The milestone isn’t quite as impressive when you consider that February is China’s biggest movie-going month because of Lunar New Year, and is one of the most sluggish months for US moviegoers. China’s best-ever weekend total of just over $100 million is still far below that the peak US weekend around Christmas, which usually brings in $200 million or more.
But the uptick confirms that Lunar New Year is fast becoming the country’s most important movie-going holiday. (Other major holidays are National Day in October, and both Chinese and Western Valentine’s Day.) Since 2007, box office revenue for the week of the holiday, usually in February or late January, has jumped more than 18-fold to 1.42 billion yuan in 2014 (about $226 million) and an estimated 1.995 billion yuan this year, according to Entgroup.
Unfortunately for Hollywood, foreign films are usually barred during this period to give a boost to domestic or jointly produced films. This season, the top grossing film was a Chinese crime-comedy sequel, From Vegas to Macau II—it was described by Variety as “bland and hollow.” The Chinese historical action film Dragon Blade, starring Jackie Chan, John Cusack and Adrien Brody, as well as Wolf Totem, a co-production between Chinese and French studios, were also among the top box office earners.

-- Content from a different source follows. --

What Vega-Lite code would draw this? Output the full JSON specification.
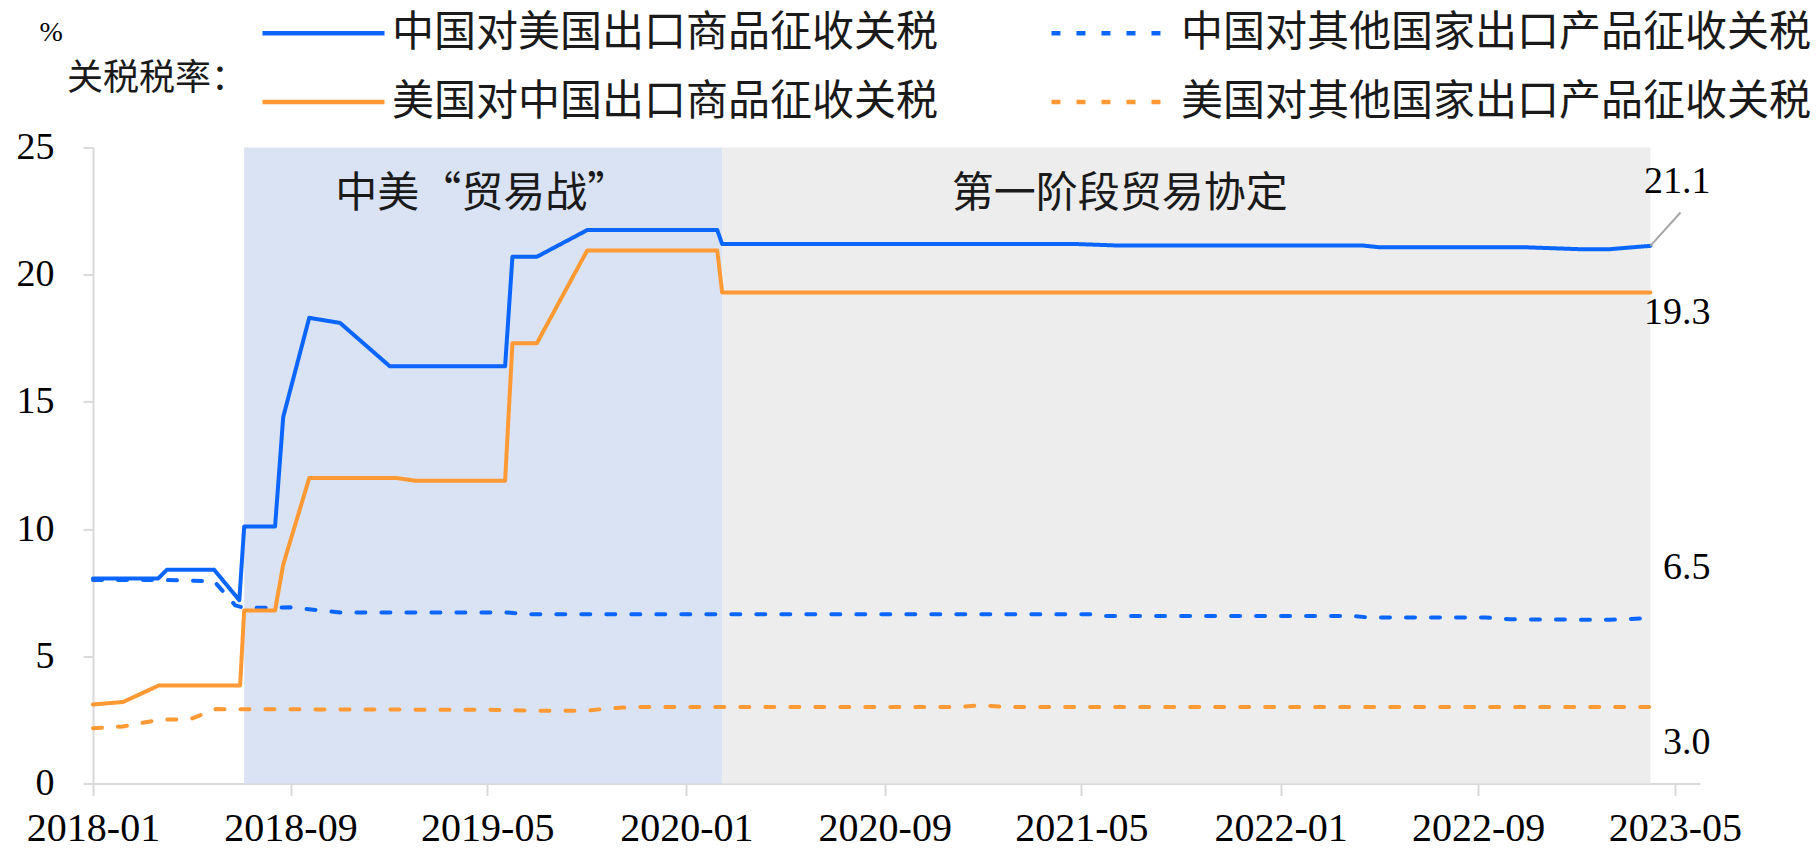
{
  "$schema": "https://vega.github.io/schema/vega-lite/v6.json",
  "autosize": {"type": "none"},
  "padding": {"left": 93, "top": 147.4, "right": 120, "bottom": 65.6},
  "width": 1607,
  "height": 636,
  "background": "#ffffff",
  "config": {
    "view": {"stroke": null},
    "font": "Liberation Serif",
    "axis": {"domainColor": "#d9d9d9", "tickColor": "#d9d9d9", "domainWidth": 2, "tickWidth": 2, "grid": false, "labelFont": "Liberation Serif", "labelColor": "#000000"},
    "legend": {
      "orient": "none", "legendX": -26, "legendY": -162, "columns": 2,
      "symbolType": "M-1.356,0H1.356", "symbolSize": 8100, "symbolStrokeWidth": 4.5, "symbolFillColor": "transparent",
      "labelFont": "Noto Sans CJK SC", "labelFontSize": 42, "labelColor": "#1a1a1a", "labelOffset": 21, "labelLimit": 1000,
      "columnPadding": 103, "rowPadding": -1.5, "padding": 0,
      "titleOrient": "left", "titleFont": "Noto Sans CJK SC", "titleFontSize": 36, "titleFontWeight": "normal", "titleColor": "#1a1a1a", "titlePadding": 28, "titleAnchor": "middle", "titleBaseline": "line-top", "titleLineHeight": 51, "titleLimit": 1000
    }
  },
  "datasets": {
    "tariffs": [
      {"series": "中国对美国出口商品征收关税", "date": "2018-01-01", "value": 8.05},
      {"series": "中国对美国出口商品征收关税", "date": "2018-03-22", "value": 8.05},
      {"series": "中国对美国出口商品征收关税", "date": "2018-04-02", "value": 8.4},
      {"series": "中国对美国出口商品征收关税", "date": "2018-05-30", "value": 8.4},
      {"series": "中国对美国出口商品征收关税", "date": "2018-06-30", "value": 7.2},
      {"series": "中国对美国出口商品征收关税", "date": "2018-07-06", "value": 10.1},
      {"series": "中国对美国出口商品征收关税", "date": "2018-08-13", "value": 10.1},
      {"series": "中国对美国出口商品征收关税", "date": "2018-08-23", "value": 14.4},
      {"series": "中国对美国出口商品征收关税", "date": "2018-09-24", "value": 18.3},
      {"series": "中国对美国出口商品征收关税", "date": "2018-11-01", "value": 18.1},
      {"series": "中国对美国出口商品征收关税", "date": "2019-01-01", "value": 16.4},
      {"series": "中国对美国出口商品征收关税", "date": "2019-05-23", "value": 16.4},
      {"series": "中国对美国出口商品征收关税", "date": "2019-06-01", "value": 20.7},
      {"series": "中国对美国出口商品征收关税", "date": "2019-07-01", "value": 20.7},
      {"series": "中国对美国出口商品征收关税", "date": "2019-09-01", "value": 21.75},
      {"series": "中国对美国出口商品征收关税", "date": "2020-02-08", "value": 21.75},
      {"series": "中国对美国出口商品征收关税", "date": "2020-02-14", "value": 21.2},
      {"series": "中国对美国出口商品征收关税", "date": "2021-04-26", "value": 21.2},
      {"series": "中国对美国出口商品征收关税", "date": "2021-06-18", "value": 21.14},
      {"series": "中国对美国出口商品征收关税", "date": "2022-04-13", "value": 21.14},
      {"series": "中国对美国出口商品征收关税", "date": "2022-05-01", "value": 21.08},
      {"series": "中国对美国出口商品征收关税", "date": "2022-10-24", "value": 21.08},
      {"series": "中国对美国出口商品征收关税", "date": "2023-01-03", "value": 21.0},
      {"series": "中国对美国出口商品征收关税", "date": "2023-02-10", "value": 21.0},
      {"series": "中国对美国出口商品征收关税", "date": "2023-04-01", "value": 21.13},

      {"series": "中国对其他国家出口产品征收关税", "date": "2018-01-01", "value": 8.0},
      {"series": "中国对其他国家出口产品征收关税", "date": "2018-03-22", "value": 8.0},
      {"series": "中国对其他国家出口产品征收关税", "date": "2018-05-30", "value": 7.95},
      {"series": "中国对其他国家出口产品征收关税", "date": "2018-06-25", "value": 7.0},
      {"series": "中国对其他国家出口产品征收关税", "date": "2018-07-06", "value": 6.9},
      {"series": "中国对其他国家出口产品征收关税", "date": "2018-09-01", "value": 6.92},
      {"series": "中国对其他国家出口产品征收关税", "date": "2018-11-01", "value": 6.72},
      {"series": "中国对其他国家出口产品征收关税", "date": "2019-05-25", "value": 6.72},
      {"series": "中国对其他国家出口产品征收关税", "date": "2019-06-15", "value": 6.65},
      {"series": "中国对其他国家出口产品征收关税", "date": "2021-05-12", "value": 6.65},
      {"series": "中国对其他国家出口产品征收关税", "date": "2021-05-20", "value": 6.58},
      {"series": "中国对其他国家出口产品征收关税", "date": "2022-04-01", "value": 6.58},
      {"series": "中国对其他国家出口产品征收关税", "date": "2022-04-20", "value": 6.52},
      {"series": "中国对其他国家出口产品征收关税", "date": "2022-09-10", "value": 6.52},
      {"series": "中国对其他国家出口产品征收关税", "date": "2022-10-10", "value": 6.45},
      {"series": "中国对其他国家出口产品征收关税", "date": "2023-02-10", "value": 6.43},
      {"series": "中国对其他国家出口产品征收关税", "date": "2023-04-01", "value": 6.5},

      {"series": "美国对中国出口商品征收关税", "date": "2018-01-01", "value": 3.1},
      {"series": "美国对中国出口商品征收关税", "date": "2018-02-07", "value": 3.2},
      {"series": "美国对中国出口商品征收关税", "date": "2018-03-23", "value": 3.85},
      {"series": "美国对中国出口商品征收关税", "date": "2018-07-01", "value": 3.85},
      {"series": "美国对中国出口商品征收关税", "date": "2018-07-06", "value": 6.8},
      {"series": "美国对中国出口商品征收关税", "date": "2018-08-13", "value": 6.8},
      {"series": "美国对中国出口商品征收关税", "date": "2018-08-23", "value": 8.6},
      {"series": "美国对中国出口商品征收关税", "date": "2018-09-24", "value": 12.0},
      {"series": "美国对中国出口商品征收关税", "date": "2019-01-10", "value": 12.0},
      {"series": "美国对中国出口商品征收关税", "date": "2019-02-01", "value": 11.9},
      {"series": "美国对中国出口商品征收关税", "date": "2019-05-23", "value": 11.9},
      {"series": "美国对中国出口商品征收关税", "date": "2019-06-01", "value": 17.3},
      {"series": "美国对中国出口商品征收关税", "date": "2019-07-01", "value": 17.3},
      {"series": "美国对中国出口商品征收关税", "date": "2019-09-01", "value": 20.95},
      {"series": "美国对中国出口商品征收关税", "date": "2020-02-08", "value": 20.95},
      {"series": "美国对中国出口商品征收关税", "date": "2020-02-14", "value": 19.3},
      {"series": "美国对中国出口商品征收关税", "date": "2023-04-01", "value": 19.3},

      {"series": "美国对其他国家出口产品征收关税", "date": "2018-01-01", "value": 2.17},
      {"series": "美国对其他国家出口产品征收关税", "date": "2018-02-07", "value": 2.24},
      {"series": "美国对其他国家出口产品征收关税", "date": "2018-03-23", "value": 2.5},
      {"series": "美国对其他国家出口产品征收关税", "date": "2018-05-01", "value": 2.53},
      {"series": "美国对其他国家出口产品征收关税", "date": "2018-06-01", "value": 2.92},
      {"series": "美国对其他国家出口产品征收关税", "date": "2019-05-12", "value": 2.89},
      {"series": "美国对其他国家出口产品征收关税", "date": "2019-07-01", "value": 2.86},
      {"series": "美国对其他国家出口产品征收关税", "date": "2019-09-01", "value": 2.86},
      {"series": "美国对其他国家出口产品征收关税", "date": "2019-10-01", "value": 2.96},
      {"series": "美国对其他国家出口产品征收关税", "date": "2019-11-01", "value": 3.0},
      {"series": "美国对其他国家出口产品征收关税", "date": "2020-12-01", "value": 3.0},
      {"series": "美国对其他国家出口产品征收关税", "date": "2020-12-28", "value": 3.07},
      {"series": "美国对其他国家出口产品征收关税", "date": "2021-01-28", "value": 3.0},
      {"series": "美国对其他国家出口产品征收关税", "date": "2023-04-01", "value": 3.0}
    ],
    "endLabels": [
      {"label": "21.1", "date": "2023-04-01", "value": 21.13},
      {"label": "19.3", "date": "2023-04-01", "value": 19.3},
      {"label": "6.5", "date": "2023-04-01", "value": 6.5},
      {"label": "3.0", "date": "2023-04-01", "value": 3.0}
    ],
    "leader": [
      {"date": "2023-04-01", "value": 21.13, "date2": "2023-05-08", "value2": 22.44}
    ]
  },
  "encoding": {
    "x": {
      "field": "date", "type": "temporal",
      "scale": {"type": "utc", "domain": [{"year": 2018, "month": 1, "date": 1, "utc": true}, {"year": 2023, "month": 6, "date": 1, "utc": true}]},
      "axis": {
        "title": null, "format": "%Y-%m", "tickSize": 12, "labelFontSize": 40, "labelPadding": 13, "labelFlush": false, "labelOverlap": false,
        "values": [
          {"year": 2018, "month": 1, "date": 1, "utc": true},
          {"year": 2018, "month": 9, "date": 1, "utc": true},
          {"year": 2019, "month": 5, "date": 1, "utc": true},
          {"year": 2020, "month": 1, "date": 1, "utc": true},
          {"year": 2020, "month": 9, "date": 1, "utc": true},
          {"year": 2021, "month": 5, "date": 1, "utc": true},
          {"year": 2022, "month": 1, "date": 1, "utc": true},
          {"year": 2022, "month": 9, "date": 1, "utc": true},
          {"year": 2023, "month": 5, "date": 1, "utc": true}
        ]
      }
    },
    "y": {
      "field": "value", "type": "quantitative",
      "scale": {"domain": [0, 25], "nice": false, "zero": true},
      "axis": {
        "values": [0, 5, 10, 15, 20, 25], "tickSize": 10, "labelPadding": 29, "labelFontSize": 38,
        "title": "%", "titleAngle": 0, "titleFont": "Liberation Serif", "titleFontSize": 28, "titleFontWeight": "normal", "titleColor": "#000000",
        "titleAlign": "left", "titleBaseline": "middle", "titleX": -54, "titleY": -115
      }
    }
  },
  "layer": [
    {
      "data": {"values": [
        {"period": "中美“贸易战”", "start": "2018-07-06", "end": "2020-02-14", "top": 25, "bottom": 0},
        {"period": "第一阶段贸易协定", "start": "2020-02-14", "end": "2023-04-01", "top": 25, "bottom": 0}
      ]},
      "mark": {"type": "rect"},
      "encoding": {
        "x": {"field": "start", "type": "temporal"},
        "x2": {"field": "end"},
        "y": {"field": "top", "type": "quantitative"},
        "y2": {"field": "bottom"},
        "fill": {"field": "period", "type": "nominal", "scale": {"domain": ["中美“贸易战”", "第一阶段贸易协定"], "range": ["#dae3f3", "#ededed"]}, "legend": null}
      }
    },
    {
      "data": {"values": [{"period": "中美“贸易战”", "at": "2019-04-25", "level": 23.15}]},
      "mark": {"type": "text", "font": "Noto Sans CJK SC", "fontSize": 42, "color": "#1a1a1a", "align": "center", "baseline": "middle"},
      "encoding": {
        "x": {"field": "at", "type": "temporal"},
        "y": {"field": "level", "type": "quantitative"},
        "text": {"field": "period"}
      }
    },
    {
      "data": {"values": [{"period": "第一阶段贸易协定", "at": "2021-06-17", "level": 23.15}]},
      "mark": {"type": "text", "font": "Noto Sans CJK SC", "fontSize": 42, "color": "#1a1a1a", "align": "center", "baseline": "middle"},
      "encoding": {
        "x": {"field": "at", "type": "temporal"},
        "y": {"field": "level", "type": "quantitative"},
        "text": {"field": "period"}
      }
    },
    {
      "data": {"name": "tariffs"},
      "mark": {"type": "line", "strokeWidth": 4, "strokeCap": "round", "strokeJoin": "round"},
      "encoding": {
        "stroke": {
          "field": "series", "type": "nominal",
          "scale": {"domain": ["中国对美国出口商品征收关税", "美国对中国出口商品征收关税", "中国对其他国家出口产品征收关税", "美国对其他国家出口产品征收关税"], "range": ["#0a66ff", "#ff9933", "#0a66ff", "#ff9933"]},
          "legend": {"title": "关税税率："}
        },
        "strokeDash": {
          "field": "series", "type": "nominal",
          "scale": {"domain": ["中国对美国出口商品征收关税", "美国对中国出口商品征收关税", "中国对其他国家出口产品征收关税", "美国对其他国家出口产品征收关税"], "range": [[1, 0], [1, 0], [9, 16], [9, 16]]},
          "legend": {"title": "关税税率："}
        }
      }
    },
    {
      "data": {"name": "leader"},
      "mark": {"type": "rule", "color": "#a6a6a6", "strokeWidth": 2},
      "encoding": {
        "x": {"field": "date", "type": "temporal"},
        "y": {"field": "value", "type": "quantitative"},
        "x2": {"field": "date2"},
        "y2": {"field": "value2"}
      }
    },
    {
      "data": {"name": "endLabels"},
      "transform": [{"filter": "datum.label === '21.1'"}],
      "mark": {"type": "text", "font": "Liberation Serif", "fontSize": 38, "color": "#000000", "align": "right", "baseline": "middle", "dx": 60, "dy": -64},
      "encoding": {"text": {"field": "label"}}
    },
    {
      "data": {"name": "endLabels"},
      "transform": [{"filter": "datum.label === '19.3'"}],
      "mark": {"type": "text", "font": "Liberation Serif", "fontSize": 38, "color": "#000000", "align": "right", "baseline": "middle", "dx": 60, "dy": 21},
      "encoding": {"text": {"field": "label"}}
    },
    {
      "data": {"name": "endLabels"},
      "transform": [{"filter": "datum.label === '6.5'"}],
      "mark": {"type": "text", "font": "Liberation Serif", "fontSize": 38, "color": "#000000", "align": "right", "baseline": "middle", "dx": 60, "dy": -50},
      "encoding": {"text": {"field": "label"}}
    },
    {
      "data": {"name": "endLabels"},
      "transform": [{"filter": "datum.label === '3.0'"}],
      "mark": {"type": "text", "font": "Liberation Serif", "fontSize": 38, "color": "#000000", "align": "right", "baseline": "middle", "dx": 60, "dy": 36},
      "encoding": {"text": {"field": "label"}}
    }
  ]
}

The new closed off movie-going season is just another obstacle facing Hollywood studios scrambling to gain access to the world’s second-largest cinema market, which is growing at an astounding rate. The Chinese movie industry’s revenue totaled $4.76 billion last year, up a staggering 36% from a year earlier. An average of 15 new cinema screens were added every day. Still, regulators keep a tight grip on the number of foreign movies that can be shown in the country and also on the kind of material that films can portray.